なおグランエースはディーゼルエンジンのみですが、Vクラスはディーゼルとともにガソリンエンジンもラインナップしていることも大きな特徴といえるでしょう。
サイズはほぼ一緒ながら、エンジンはグランエースが大きい
では諸元表をベースにサイズなどを比較してみましょう。
グランエースのサイズに合わせてVクラスは注文生産のエクストラロングを選びましたが、全長5,140mmのロングであれば764万円、同じく4,895mmのアバンギャルドであれば740万円という値付けとなっています。
ボディサイズはほぼ一緒ですが、Vクラスのホイールベースが210mm長いのは注目すべき点です。つまり、室内がそれだけ広くなっていると捉えられるからです。
一方、エンジンに関しては排気量が約600cc少ない分、Vクラスの方が出力、トルクとも小さくなっています。ただし、トランスミッションは1速Vクラスの方が多いので、その分きめ細かい制御が可能となっています。
シートの使い勝手の良さはグランエースの勝利!
さて、3列、グランエースでは4列仕様もあるシートレイアウトのやりやすさですが、これは圧倒的にグランエースです。とにかく操作がしやすく軽いのですが、Vクラスは全てが重い。まず非力な女性には操作は不可能と思ったほうがいいでしょう。
多人数乗車で疲れないのはVクラス
では、運転支援システムはどうでしょう。どちらも必要にして十分な装備が搭載されていますが、アクティブクルーズコントロールが完全停止維持まで出来ないのはグランエースの惜しいところです。

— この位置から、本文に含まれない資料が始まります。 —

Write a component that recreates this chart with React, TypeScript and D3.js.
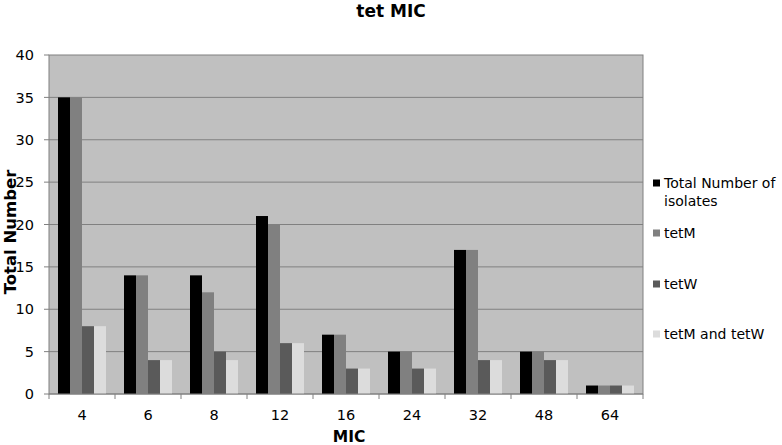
import React from "react";
import * as d3 from "d3";

const categories = ["4", "6", "8", "12", "16", "24", "32", "48", "64"];
const seriesNames = ["Total Number of isolates", "tetM", "tetW", "tetM and tetW"];
const totalIsolates = [35, 14, 14, 21, 7, 5, 17, 5, 1];
const tetM = [35, 14, 12, 20, 7, 5, 17, 5, 1];
const tetW = [8, 4, 5, 6, 3, 3, 4, 4, 1];
const tetMandW = [8, 4, 4, 6, 3, 3, 4, 4, 1];
const yTicks = [0, 5, 10, 15, 20, 25, 30, 35, 40];
const colors = ["#000000", "#808080", "#5a5a5a", "#dcdcdc"];

const W = 782;
const H = 445;
const M = { left: 49, right: 643, top: 55, bottom: 394 };
const FONT = "DejaVu Sans, Verdana, sans-serif";

export default function App() {
  const series = [totalIsolates, tetM, tetW, tetMandW];
  const x = d3.scaleBand<string>().domain(categories).range([M.left, M.right]).paddingInner(0).paddingOuter(0);
  const inner = d3
    .scaleBand<number>()
    .domain(d3.range(series.length))
    .range([0, x.bandwidth()])
    .paddingOuter(0.75)
    .paddingInner(0);
  const y = d3.scaleLinear().domain([0, 40]).range([M.bottom, M.top]);

  return (
    <svg width={W} height={H} style={{ position: "absolute", left: 0, top: 0 }} fontFamily={FONT}>
      <rect x={0} y={0} width={W} height={H} fill="#ffffff" />
      <text x={391} y={17} textAnchor="middle" fontSize={17} fontWeight="bold" fill="#000">
        tet MIC
      </text>
      <rect x={M.left} y={M.top} width={M.right - M.left} height={M.bottom - M.top} fill="#c0c0c0" stroke="#808080" strokeWidth={1} />
      {yTicks.map((t) => (
        <g key={t}>
          {t > 0 && t < 40 && (
            <line x1={M.left} x2={M.right} y1={y(t)} y2={y(t)} stroke="#808080" strokeWidth={1} />
          )}
          <line x1={M.left - 5} x2={M.left} y1={y(t)} y2={y(t)} stroke="#808080" />
          <text x={34} y={y(t)} dy="0.36em" textAnchor="end" fontSize={14.5} fill="#000">
            {t}
          </text>
        </g>
      ))}
      {categories.map((c, i) =>
        series.map((s, j) => (
          <rect
            key={c + "-" + j}
            x={(x(c) as number) + (inner(j) as number)}
            y={y(s[i])}
            width={inner.bandwidth()}
            height={M.bottom - y(s[i])}
            fill={colors[j]}
          />
        ))
      )}
      <line x1={M.left} x2={M.right} y1={M.bottom} y2={M.bottom} stroke="#808080" />
      {categories.map((c) => (
        <line key={"t" + c} x1={x(c)} x2={x(c)} y1={M.bottom} y2={M.bottom + 5} stroke="#808080" />
      ))}
      <line x1={M.right} x2={M.right} y1={M.bottom} y2={M.bottom + 5} stroke="#808080" />
      {categories.map((c) => (
        <text key={"l" + c} x={(x(c) as number) + x.bandwidth() / 2} y={415} dy="0.36em" textAnchor="middle" fontSize={14.5} fill="#000">
          {c}
        </text>
      ))}
      <text x={349} y={436} dy="0.36em" textAnchor="middle" fontSize={15.5} fontWeight="bold" fill="#000">
        MIC
      </text>
      <text
        transform={`translate(10,232) rotate(-90)`}
        dy="0.36em"
        textAnchor="middle"
        fontSize={16.5}
        fontWeight="bold"
        fill="#000"
      >
        Total Number
      </text>
      {[
        { lines: ["Total Number of", "isolates"], y: 183 },
        { lines: ["tetM"], y: 233 },
        { lines: ["tetW"], y: 284 },
        { lines: ["tetM and tetW"], y: 334 },
      ].map((item, i) => (
        <g key={seriesNames[i]}>
          <rect x={653} y={item.y - 3.5} width={7} height={7} fill={colors[i]} />
          {item.lines.map((ln, k) => (
            <text key={k} x={664} y={item.y + k * 18} dy="0.36em" fontSize={14} fill="#000">
              {ln}
            </text>
          ))}
        </g>
      ))}
    </svg>
  );
}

Vクラスは0-200km/hまで対応可能ですから、高速の渋滞時でも疲労の軽減には貢献しますし、更にその精度もメルセデスならでは。不満はほとんどないといっていいレベルです。
こういったクルマは多くの場合、多人数での移動で使われることが多いでしょう。都内などでの移動以外に、空港までの送迎や中、長距離の高速移動も考えられます。
そういったシーンで輝くのはVクラスです。ミニバンのように背が高いクルマでは、どうしても横風に弱くなるもの。それに対してVクラスは強い横風を検知すると、その強さと方向に応じて車両がコースから外れないように自動的にサポートする、クロスウインドウアシスト機能があるので安心です。特にこういったシチュエーションでは細かいステアリングの修正舵が入るので、後席住人は妙にゆすられてクルマ酔いを誘発してしまうことが多いのですが、それを防いでもくれます。
また、直進安定性が非常に高いので、同じ理由で後席は快適に過ごすことが出来るでしょう。そういったことを踏まえると、同じ商用車出身とはいえ、明らかにVクラスの方が、後席でも快適に過ごすことが出来るといえるのです。